The departure of the U.S. Postal Service from downtown Westminster has left several shops along Main Street in the lurch, suffering from a sharp drop in foot traffic.

Some shop owners said yesterday that they have seen business fall by at least 30 percent since the post office closed last month. The former post office at 83 E. Main St. was a downtown institution for more than 60 years.

"I had regular customers who would go to the post office and then come down to my store," said Judith Nave, owner of Forget-Me-Not, a card shop less than a block from the brick building that housed the former post office. "But since the post office closed, I haven't seen them."

Nave is not alone in missing the downtown post office, after a $2.7 million replacement facility opened July 20 in Englar Business Park.

At Monday's Common Council meeting, two members of the Westminster Business Association expressed concern about the dwindling number of pedestrians along Main Street.

"We are very stressed by it," Patty Keener, owner of Locust Antiques at 10 E. Main St., told the mayor and council. "It used to be that people would mail their packages or letters from the post office and then shop in the area -- get coffee or buy bagels. We're not seeing that anymore.

"A downtown post office presence is badly needed," Keener said. "We, the members of the business association, would support anything that would help make that happen."

Keener, who attended the council meeting with association President Sandy Scott, offered to circulate a petition among shopkeepers to show support for a downtown retail postal outlet.

Officials first sought proposals in December to operate a retail service on a contract basis. Three bids were received, but all were too high, postal officials said.

Postal officials sought bids again -- twice. But no agreement has been reached. It was not clear yesterday whether they would seek bids again. Postal officials could not be reached for comment.

"The complaint I hear most often is that there's nowhere to buy a stamp downtown anymore," said Nave. "People will buy a card and then ask, 'Will you get me a stamp?' or 'Can I buy a stamp from you?' I've been buying extra stamps just to have some to sell to my customers."

As merchants fret over the absence of a downtown post office, postal officials are moving forward with plans to sell the recently vacated Main Street property.

Walter L. Patton, who owns two buildings in the Baltimore area -- a truck terminal with a small shop in Jessup and an office and warehouse complex in Elkridge -- has a contract with the U.S. Postal Service for the property. He is interviewing possible tenants.

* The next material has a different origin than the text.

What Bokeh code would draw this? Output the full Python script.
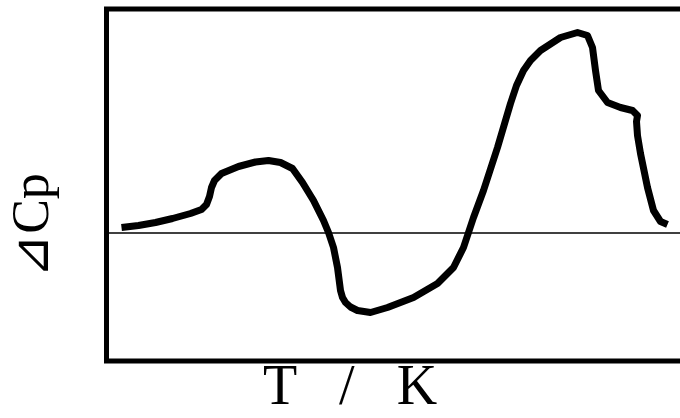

The structure has been listed since July with David L. Goldbloom, vice president of Erwin L. Greenberg Commercial Corp., a Baltimore brokerage firm.

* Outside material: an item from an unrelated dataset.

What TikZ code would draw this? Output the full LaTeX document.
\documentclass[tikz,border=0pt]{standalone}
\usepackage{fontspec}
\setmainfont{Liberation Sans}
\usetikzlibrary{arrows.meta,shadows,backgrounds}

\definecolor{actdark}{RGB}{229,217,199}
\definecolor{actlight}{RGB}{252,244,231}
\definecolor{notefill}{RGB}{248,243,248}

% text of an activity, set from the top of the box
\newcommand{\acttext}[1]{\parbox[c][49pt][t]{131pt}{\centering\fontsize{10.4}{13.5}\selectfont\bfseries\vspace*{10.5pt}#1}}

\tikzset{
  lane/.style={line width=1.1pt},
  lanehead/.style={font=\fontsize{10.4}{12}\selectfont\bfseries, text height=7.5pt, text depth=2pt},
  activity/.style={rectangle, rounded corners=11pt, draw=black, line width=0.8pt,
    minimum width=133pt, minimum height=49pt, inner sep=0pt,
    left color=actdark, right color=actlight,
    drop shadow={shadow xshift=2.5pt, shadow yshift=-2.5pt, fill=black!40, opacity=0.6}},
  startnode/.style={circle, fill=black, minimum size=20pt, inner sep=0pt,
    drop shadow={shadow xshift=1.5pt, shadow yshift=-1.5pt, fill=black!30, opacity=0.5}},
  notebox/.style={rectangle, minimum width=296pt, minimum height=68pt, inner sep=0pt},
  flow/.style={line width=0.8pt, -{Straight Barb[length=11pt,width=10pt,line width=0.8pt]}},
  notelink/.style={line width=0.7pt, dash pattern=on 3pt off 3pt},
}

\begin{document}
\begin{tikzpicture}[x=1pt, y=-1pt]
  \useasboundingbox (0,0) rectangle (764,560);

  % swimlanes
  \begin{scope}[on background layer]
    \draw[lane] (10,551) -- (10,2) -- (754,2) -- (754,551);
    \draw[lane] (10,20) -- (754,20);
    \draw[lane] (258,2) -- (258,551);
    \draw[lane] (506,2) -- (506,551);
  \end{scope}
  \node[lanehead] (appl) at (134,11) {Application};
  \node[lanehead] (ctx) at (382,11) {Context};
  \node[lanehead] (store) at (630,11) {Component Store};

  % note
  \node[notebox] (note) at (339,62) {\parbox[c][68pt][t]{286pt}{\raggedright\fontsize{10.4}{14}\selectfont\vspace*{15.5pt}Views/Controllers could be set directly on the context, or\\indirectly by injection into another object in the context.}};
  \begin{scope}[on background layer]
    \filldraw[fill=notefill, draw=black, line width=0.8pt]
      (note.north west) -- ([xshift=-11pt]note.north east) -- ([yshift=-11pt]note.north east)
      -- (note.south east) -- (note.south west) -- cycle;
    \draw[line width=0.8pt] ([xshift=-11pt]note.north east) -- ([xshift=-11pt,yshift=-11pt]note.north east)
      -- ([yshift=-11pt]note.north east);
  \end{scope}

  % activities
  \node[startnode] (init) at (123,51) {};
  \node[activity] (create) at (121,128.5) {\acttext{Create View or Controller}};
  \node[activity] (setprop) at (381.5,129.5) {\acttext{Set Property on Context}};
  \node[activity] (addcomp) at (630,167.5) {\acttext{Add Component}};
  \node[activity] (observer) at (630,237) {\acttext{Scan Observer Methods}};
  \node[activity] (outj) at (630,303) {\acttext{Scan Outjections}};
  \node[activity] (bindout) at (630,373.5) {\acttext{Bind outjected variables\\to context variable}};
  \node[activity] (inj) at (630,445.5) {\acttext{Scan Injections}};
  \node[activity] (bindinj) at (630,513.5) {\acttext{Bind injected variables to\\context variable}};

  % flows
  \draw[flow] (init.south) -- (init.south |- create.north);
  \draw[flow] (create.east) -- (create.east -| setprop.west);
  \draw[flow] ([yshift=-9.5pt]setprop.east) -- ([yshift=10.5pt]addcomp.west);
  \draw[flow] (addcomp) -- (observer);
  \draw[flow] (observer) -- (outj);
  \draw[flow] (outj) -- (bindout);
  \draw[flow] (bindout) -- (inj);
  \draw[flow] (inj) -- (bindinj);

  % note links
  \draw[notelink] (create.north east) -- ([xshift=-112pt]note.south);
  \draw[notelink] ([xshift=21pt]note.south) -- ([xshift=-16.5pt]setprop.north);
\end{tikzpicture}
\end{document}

Westminster officials and local merchants said yesterday that they would be pleased to see stores or offices in the building.

"I'd be happy just to see people working in the building again," said Nave. "Some of my best customers were postal employees."

Said R. Douglas Mathias, executive director of Greater Westminster Development Corp.: "It goes without saying that [the postal] operation is greatly missed. A post office is a destination business, meaning that people seek services there and then explore other businesses in the area." Mathias, who heads a committee working to secure a postal presence downtown, said he and city leaders are hoping postal officials restart the bidding process for a contract service.

The old post office, completed in 1934, was among four properties listed as key to a healthy downtown in a consultants' report to the city in 1994. The other three sites -- the firehouse, old J. C. Penney building and Farmers Supply Co. building -- have been or are being redeveloped.